News Archive

Department of Theatre and Dance

UW Summer Theatre Presents 'Three Days of Rain' June 22-26

June 15, 2010 -- The University of Wyoming 2010 Snowy Range Summer Theatre and Dance Festival continues with "Three Days of Rain," Richard Greenberg's deft exploration of how the private words of one generation are reinterpreted by the next.

Directed by John O'Hagan, "Three Days of Rain" runs June 22 through 26 at 7:30 p.m. in the Fine Arts Center Studio Theatre. Tickets cost $10 for the public, $8 for senior citizens and $5 for students. For tickets call (307) 766-6666 or go online at www.uwyo.edu/finearts.

Nominated for the Pulitzer Prize, "Three Days of Rain" is part family drama, part romance and part mystery.

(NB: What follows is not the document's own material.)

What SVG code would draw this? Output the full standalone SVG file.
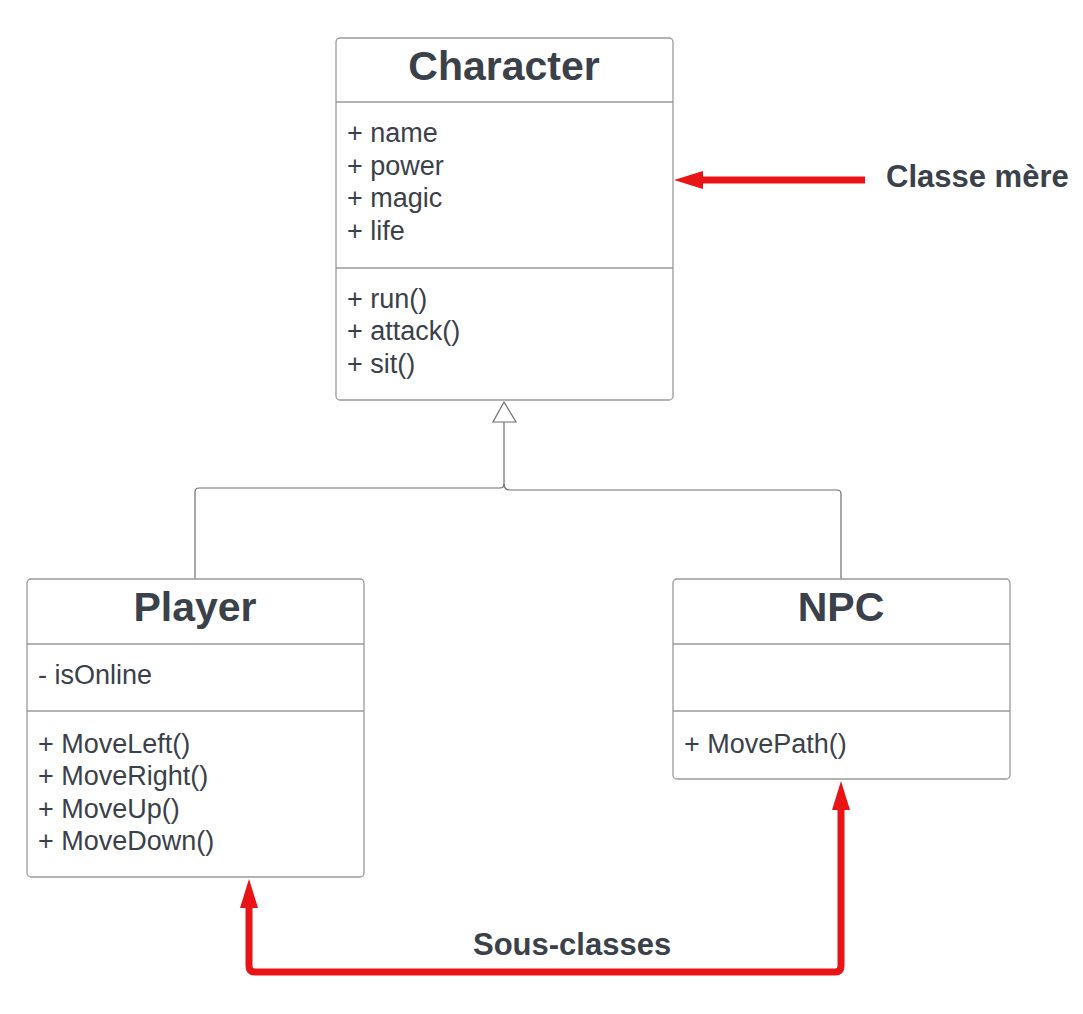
<svg xmlns="http://www.w3.org/2000/svg" width="1083" height="1014" viewBox="0 0 1083 1014">
<defs>
<style>
.box{fill:#ffffff;stroke:#9a9a9a;stroke-width:1.3}
.div{stroke:#9a9a9a;stroke-width:1.3}
.title{font-family:"Liberation Sans",Arial,sans-serif;font-weight:bold;font-size:41px;fill:#3a414a;text-anchor:middle}
.item{font-family:"Liberation Sans",Arial,sans-serif;font-size:27px;fill:#3a414a}
.note{font-family:"Liberation Sans",Arial,sans-serif;font-weight:bold;font-size:31px;fill:#3a414a}
.gen{fill:none;stroke:#6f6f6f;stroke-width:1.2}
.red{fill:none;stroke:#e81416;stroke-width:7;stroke-linejoin:round}
</style>
</defs>
<rect width="1083" height="1014" fill="#ffffff"/>
<g id="connectors">
<path class="gen" d="M504 422 V484 Q504 488 500 488 H199 Q195 488 195 492 V579"/>
<path class="gen" d="M504 484 Q504 490 510 490 H837 Q841 490 841 494 V579"/>
<polygon points="504,402 493,422 516,422" fill="#ffffff" stroke="#6f6f6f" stroke-width="1.2"/>
<path class="red" d="M865 180 H700"/>
<polygon points="674,180 703,171 703,189" fill="#e81416"/>
<path class="red" d="M249 906 V966 Q249 972 255 972 H835 Q841 972 841 966 V808"/>
<polygon points="249,879 240,908 258,908" fill="#e81416"/>
<polygon points="841,781 832,810 850,810" fill="#e81416"/>
</g>
<g id="character">
<rect class="box" x="336" y="38" width="337" height="362" rx="4"/>
<line class="div" x1="336" y1="102" x2="673" y2="102"/>
<line class="div" x1="336" y1="268" x2="673" y2="268"/>
<text class="title" x="504" y="80">Character</text>
<text class="item" x="347" y="142">+ name</text>
<text class="item" x="347" y="175">+ power</text>
<text class="item" x="347" y="207">+ magic</text>
<text class="item" x="347" y="240">+ life</text>
<text class="item" x="347" y="308">+ run()</text>
<text class="item" x="347" y="340">+ attack()</text>
<text class="item" x="347" y="373">+ sit()</text>
</g>
<g id="player">
<rect class="box" x="27" y="579" width="337" height="298" rx="4"/>
<line class="div" x1="27" y1="644" x2="364" y2="644"/>
<line class="div" x1="27" y1="711" x2="364" y2="711"/>
<text class="title" x="195" y="621">Player</text>
<text class="item" x="38" y="684">- isOnline</text>
<text class="item" x="38" y="753">+ MoveLeft()</text>
<text class="item" x="38" y="785">+ MoveRight()</text>
<text class="item" x="38" y="818">+ MoveUp()</text>
<text class="item" x="38" y="850">+ MoveDown()</text>
</g>
<g id="npc">
<rect class="box" x="673" y="579" width="337" height="200" rx="4"/>
<line class="div" x1="673" y1="644" x2="1010" y2="644"/>
<line class="div" x1="673" y1="711" x2="1010" y2="711"/>
<text class="title" x="841" y="621">NPC</text>
<text class="item" x="684" y="753">+ MovePath()</text>
</g>
<g id="labels">
<text class="note" x="886" y="187">Classe mère</text>
<text class="note" x="473" y="955">Sous-classes</text>
</g>
</svg>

"Greenberg really weaves together threads of humor, suspense and romance to explore how our perceptions of others are sometimes dead on, but more often than not, so incredibly far off base it's ridiculous," says O'Hagan. "Particularly when it comes to those we think we know so well. I think folks will come away with a new appreciation for the intricacies of their own pasts."

The story centers on Walker Janeway, who returns to New York City a year after he disappeared on the day of his father's funeral. Walker takes up temporary residence in the unused space where 35 years earlier, his father, Ned, and Ned's late business partner, Theo-both architects-lived and designed the great house that would make them famous.

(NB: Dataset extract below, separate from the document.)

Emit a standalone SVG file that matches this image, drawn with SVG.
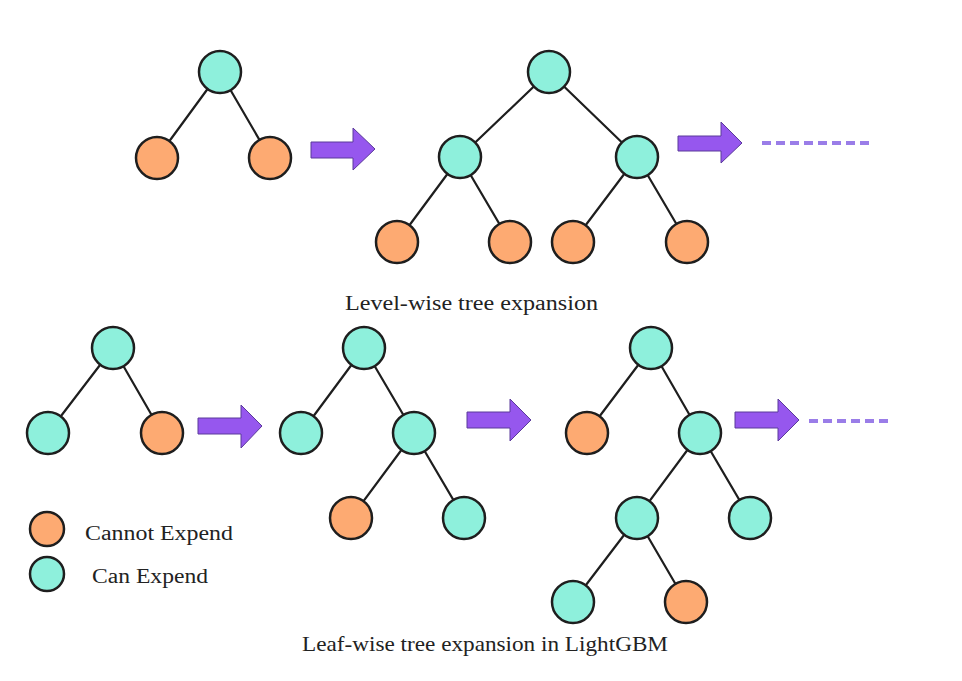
<svg xmlns="http://www.w3.org/2000/svg" width="962" height="681" viewBox="0 0 962 681">
<style>
.t{fill:#8ef0dc;stroke:#1e1e1e;stroke-width:2.5}
.o{fill:#fdaa72;stroke:#1e1e1e;stroke-width:2.5}
.e{stroke:#1e1e1e;stroke-width:2.2;fill:none}
.ar{fill:#9657ee;stroke:#5a3a9a;stroke-width:1}
.d{stroke:#9a7de8;stroke-width:4;stroke-dasharray:9 5;fill:none}
.tx{font-family:"Liberation Serif","Times New Roman",serif;fill:#222}
</style>
<rect width="962" height="681" fill="#ffffff"/>
<g id="connectors">
<path class="e" d="M220,72L157,158M220,72L270,158"/>
<path class="e" d="M549,72L460,157M549,72L637,157M460,157L397,242M460,157L510,242M637,157L573,242M637,157L687,242"/>
<path class="e" d="M113,348L48,433M113,348L162,433"/>
<path class="e" d="M364,348L301,433M364,348L414,433M414,433L351,518M414,433L464,518"/>
<path class="e" d="M651,348L587,433M651,348L700,433M700,433L637,518M700,433L750,518M637,518L573,602M637,518L686,602"/>
</g>
<g id="arrows">
<polygon class="ar" points="311,142 353,142 353,128 375,149 353,170 353,158 311,158"/>
<polygon class="ar" points="678,136 721,136 721,122 742,143 721,163 721,151 678,151"/>
<polygon class="ar" points="198,418 241,418 241,405 262,426 241,448 241,434 198,434"/>
<polygon class="ar" points="467,412 510,412 510,399 531,420 510,441 510,428 467,428"/>
<polygon class="ar" points="735,412 778,412 778,399 799,420 778,441 778,428 735,428"/>
<line class="d" x1="762" y1="143" x2="873" y2="143"/>
<line class="d" x1="809" y1="421" x2="893" y2="421"/>
</g>
<g id="tree1">
<circle id="n1a" class="t" cx="220" cy="72" r="21"/>
<circle id="n1b" class="o" cx="157" cy="158" r="21"/>
<circle id="n1c" class="o" cx="270" cy="158" r="21"/>
</g>
<g id="tree2">
<circle id="n2a" class="t" cx="549" cy="72" r="21"/>
<circle id="n2b" class="t" cx="460" cy="157" r="21"/>
<circle id="n2c" class="t" cx="637" cy="157" r="21"/>
<circle id="n2d" class="o" cx="397" cy="242" r="21"/>
<circle id="n2e" class="o" cx="510" cy="242" r="21"/>
<circle id="n2f" class="o" cx="573" cy="242" r="21"/>
<circle id="n2g" class="o" cx="687" cy="242" r="21"/>
</g>
<g id="tree3">
<circle id="n3a" class="t" cx="113" cy="348" r="21"/>
<circle id="n3b" class="t" cx="48" cy="433" r="21"/>
<circle id="n3c" class="o" cx="162" cy="433" r="21"/>
</g>
<g id="tree4">
<circle id="n4a" class="t" cx="364" cy="348" r="21"/>
<circle id="n4b" class="t" cx="301" cy="433" r="21"/>
<circle id="n4c" class="t" cx="414" cy="433" r="21"/>
<circle id="n4d" class="o" cx="351" cy="518" r="21"/>
<circle id="n4e" class="t" cx="464" cy="518" r="21"/>
</g>
<g id="tree5">
<circle id="n5a" class="t" cx="651" cy="348" r="21"/>
<circle id="n5b" class="o" cx="587" cy="433" r="21"/>
<circle id="n5c" class="t" cx="700" cy="433" r="21"/>
<circle id="n5d" class="t" cx="637" cy="518" r="21"/>
<circle id="n5e" class="t" cx="750" cy="518" r="21"/>
<circle id="n5f" class="t" cx="573" cy="602" r="21"/>
<circle id="n5g" class="o" cx="686" cy="602" r="21"/>
</g>
<g id="legend">
<circle class="o" cx="47" cy="529" r="17"/>
<circle class="t" cx="47" cy="574" r="17"/>
<text class="tx" x="85" y="540" font-size="20" textLength="148" lengthAdjust="spacingAndGlyphs">Cannot Expend</text>
<text class="tx" x="92" y="583" font-size="20" textLength="116" lengthAdjust="spacingAndGlyphs">Can Expend</text>
</g>
<g id="captions">
<text class="tx" x="345" y="310" font-size="20" textLength="253" lengthAdjust="spacingAndGlyphs">Level-wise tree expansion</text>
<text class="tx" x="302" y="651" font-size="21" textLength="366" lengthAdjust="spacingAndGlyphs">Leaf-wise tree expansion in LightGBM</text>
</g>
</svg>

Joined by his sister Nan and childhood friend Pip, Theo's son, for the reading of the will, Walker searches for clues about his complicated family history. He discovers Ned's diary, which contains the cryptic inscription "three days of rain," words that eventually take the trio back a generation. An evening of harrowing and sometimes comically inadvertent revelations leads Walker to a surprising solution to the family puzzle.

The play features guest actor John Goodson as Walker. Goodson is a stage manager and teaching artist who has trained at Fullerton College (Calif.) and Southern Oregon University, and was awarded an internship and subsequent full company season with the Oregon Shakespeare Festival. Goodson recently completed a year on staff as a teaching artist with the Oregon Shakespeare Festival's Office of Education, and is now based in Indianapolis, Ind.

"I am tremendously excited about this cast," says O'Hagan. "Every once in awhile the fates come together for a director and place the absolutely right people in your lap for a project. This is one of those times. When I first thought of doing this play, these are the three people I wanted and I was lucky enough to get all of them."

Also featured are UW Theatre alumni Stephanie (Hanson) Long and Jason Pasqua. Long appeared in "Dead White Males" (UW) and "The Last Night of Ballyhoo" (Vancouver, Canada), and produced and directed "The Eight: Reindeer Monologues," as part of fundraising campaign for the Association of Japan Exchange and Teaching benefitting the Southeast Asian educational charity, Room to Read.

Pasqua is a 1999 graduate of UW and earned an MFA at the University of Idaho. He now heads the theatre program at Laramie County Community College in Cheyenne, where he also serves as director of Cultural Affairs.